Monday, April 11, 2005

Getting Used to Spam

Technology News reported We're not any less annoyed by spam. We're just more accepting of it. So says a study released Sunday by the Pew Internet and American Life Project.

Fifty-three percent of adult e-mail users in the United States now say they trust e-mail less because of spam, down from 62 percent a year ago and about the same as a June 2003 Pew survey.

Pew also found that 22 percent of e-mail users say they are spending less time on e-mail because of spam, down from 29 percent last year. In 2003, it was 25 percent.

"This shows some level of tolerance that people are manifesting," said Deborah Fallows, a senior research fellow at Pew and the study's author. "Maybe it's their getting used to it. Maybe it's like other annoying things in life -- air pollution, traffic -- they are just learning to live with it."

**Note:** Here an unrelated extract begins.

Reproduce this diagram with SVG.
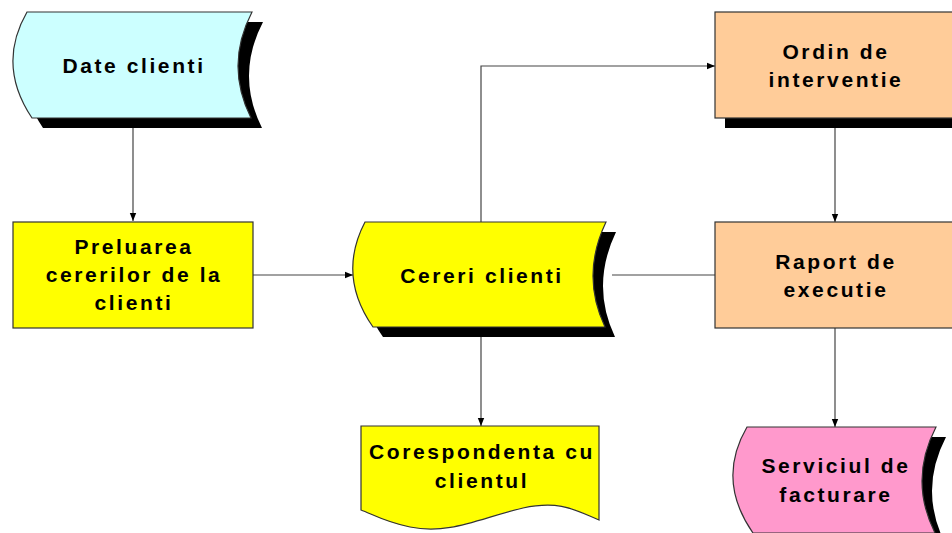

Other news organizations varied in how they reported this study

It is not easy to write a headline for this subject, but I don't think any of these capture the real feelings of most computer users. Just think how big a story it was when Spammer got a nine year prison sentance. Many ISPs have developed systems for deleting a lot of spam, and many users have also installed their own software to do it. In my case, I have installed Spam Inspector, and the combination of it and what my ISP (Cox) has done, plus my use of filters in Outlook Express to send message from people I communicate with frequently into special folders for the subjects they usually email me about, has lowered my spam to 20 or 30 messages a day that get past all three systems, and I have learned how to deal with them, and I usually only am fooled into reading at most one or two spam messages a day.

I certainly care about spam, I am not used to it, nor do I accept it, but like other problems in life, I deal with it.